→ **EXERCISE PROMPT**:
Of all the lines in the material, how many include the word "matplotlib"? Reply with the number alone.

-- -- --

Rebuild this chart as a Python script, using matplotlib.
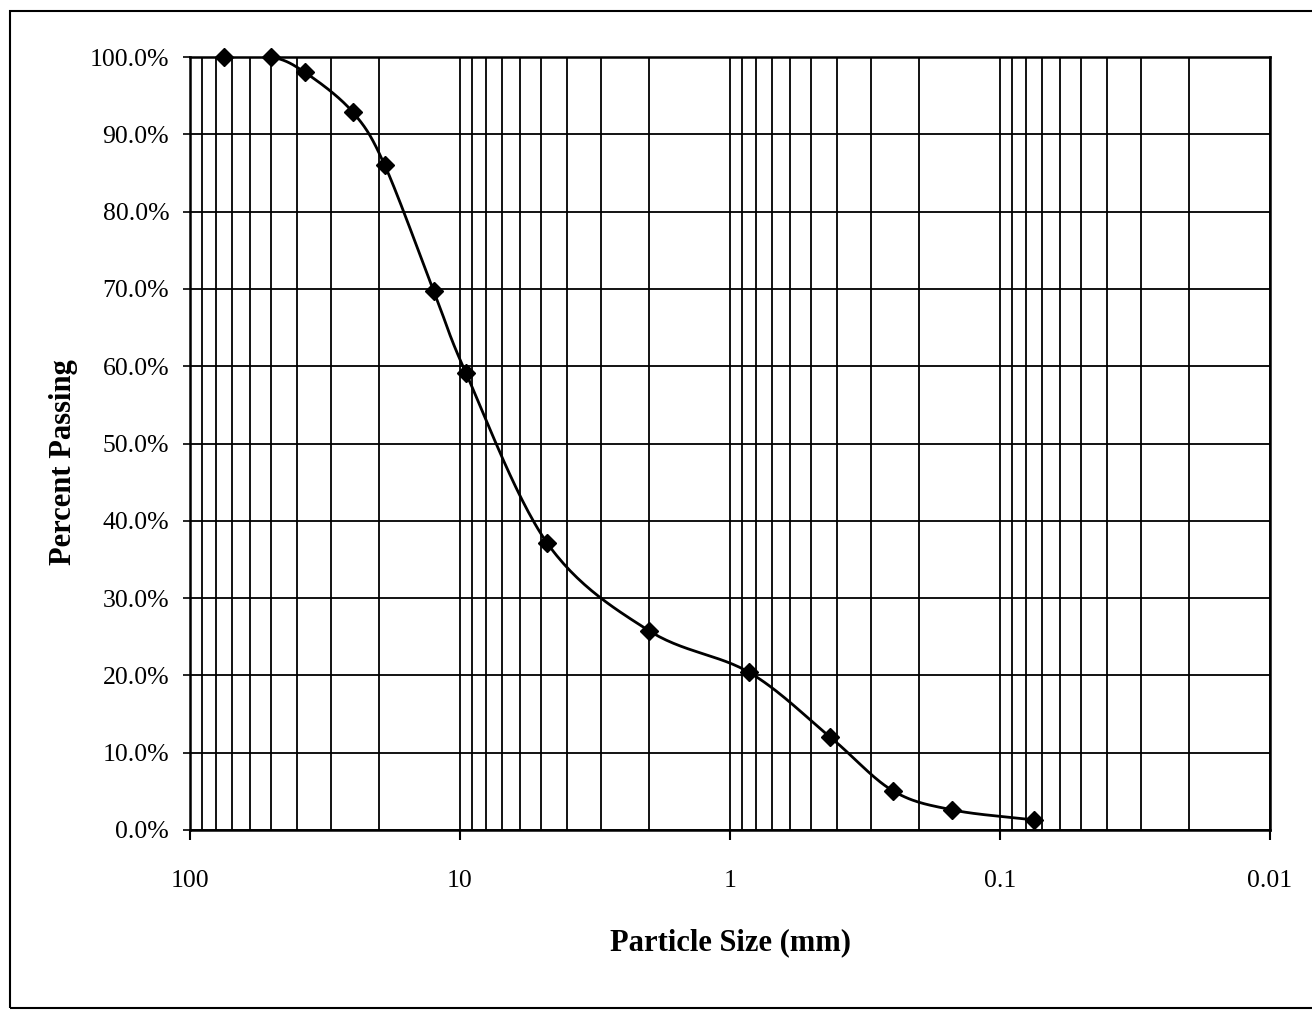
import numpy as np
import matplotlib
matplotlib.use("Agg")
import matplotlib.pyplot as plt
from matplotlib.ticker import LogLocator, FixedLocator, FuncFormatter, NullFormatter
from matplotlib.patches import Rectangle

# ---- data ----
sizes_mm = [75, 50, 37.5, 25, 19, 12.5, 9.5, 4.75, 2.0, 0.85, 0.425, 0.25, 0.15, 0.075]
percent_passing = [100.0, 100.0, 98.0, 92.9, 86.0, 69.7, 59.1, 37.1, 25.8, 20.4, 12.0, 5.1, 2.6, 1.3]
x_major_ticks = [100, 10, 1, 0.1, 0.01]
x_tick_labels = ["100", "10", "1", "0.1", "0.01"]
y_ticks = [0, 10, 20, 30, 40, 50, 60, 70, 80, 90, 100]

plt.rcParams['font.family'] = ['Liberation Serif', 'DejaVu Serif']


def smooth_curve(xs, ys, n=30):
    """Catmull-Rom style smoothing in (log10 x, y) space, like Excel's smoothed line."""
    lx = np.log10(np.asarray(xs, float))
    y = np.asarray(ys, float)
    P = np.column_stack([lx, y])
    P = np.vstack([P[0] - (P[1] - P[0]), P, P[-1] + (P[-1] - P[-2])])
    out = []
    for i in range(1, len(P) - 2):
        p0, p1, p2, p3 = P[i - 1], P[i], P[i + 1], P[i + 2]
        t = np.linspace(0, 1, n)[:, None]
        t2, t3 = t * t, t * t * t
        seg = 0.5 * ((2 * p1) + (-p0 + p2) * t + (2 * p0 - 5 * p1 + 4 * p2 - p3) * t2
                     + (-p0 + 3 * p1 - 3 * p2 + p3) * t3)
        out.append(seg if i == 1 else seg[1:])
    out = np.vstack(out)
    return 10 ** out[:, 0], out[:, 1]


def x_fmt(v, p):
    idx = int(np.argmin([abs(np.log10(t) - np.log10(v)) for t in x_major_ticks]))
    return x_tick_labels[idx]


fig = plt.figure(figsize=(13.12, 10.11), dpi=100)
fig.patch.set_facecolor('white')

# outer frame
fig.patches.append(Rectangle((10 / 1312, 1 - 1008 / 1011), 1.05, (1008 - 11) / 1011,
                             transform=fig.transFigure, fill=False, edgecolor='black',
                             linewidth=1.5))

ax = fig.add_axes([190 / 1312, 1 - 830 / 1011, (1270 - 190) / 1312, (830 - 57) / 1011])
ax.set_xscale('log')
ax.set_xlim(100, 0.01)
ax.set_ylim(0, 100)

ax.xaxis.set_major_locator(FixedLocator(x_major_ticks))
ax.xaxis.set_major_formatter(FuncFormatter(x_fmt))
ax.xaxis.set_minor_locator(LogLocator(base=10, subs=np.arange(2, 10)))
ax.xaxis.set_minor_formatter(NullFormatter())
ax.yaxis.set_major_locator(FixedLocator(y_ticks))
ax.yaxis.set_major_formatter(FuncFormatter(lambda v, p: f"{v:.1f}%"))

ax.grid(True, which='both', axis='x', color='black', linewidth=1.3)
ax.grid(True, which='major', axis='y', color='black', linewidth=1.3)
ax.set_axisbelow(True)

for s in ax.spines.values():
    s.set_linewidth(1.8)
    s.set_color('black')

ax.tick_params(axis='x', which='major', direction='out', length=7, width=1.5, pad=22, labelsize=18.5)
ax.tick_params(axis='x', which='minor', length=0)
ax.tick_params(axis='y', which='major', direction='out', length=5, width=1.2, pad=10, labelsize=18.5)

cx, cy = smooth_curve(sizes_mm, percent_passing)
ax.plot(cx, cy, color='black', linewidth=2.0, zorder=3)
ax.plot(sizes_mm, percent_passing, linestyle='none', marker='D', markersize=9.5,
        color='black', zorder=4, clip_on=False)

ax.set_xlabel('Particle Size (mm)', fontsize=22, fontweight='bold', labelpad=26)
ax.set_ylabel('Percent Passing', fontsize=22, fontweight='bold')
ax.yaxis.set_label_coords(-0.104, 0.476)

fig.savefig('out.png', dpi=100)
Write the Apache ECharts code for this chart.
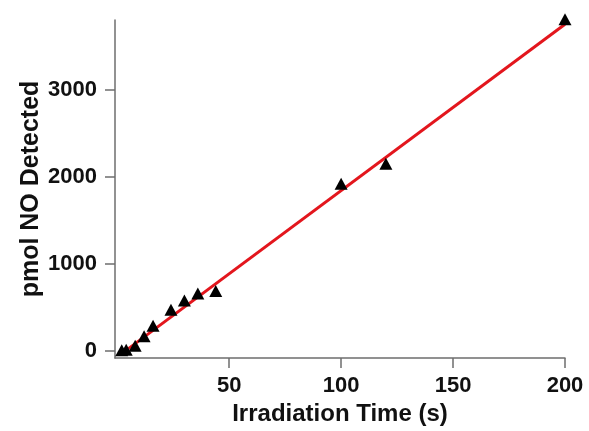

-- -- --

→ **RESPONSE TO THIS EXERCISE**:
6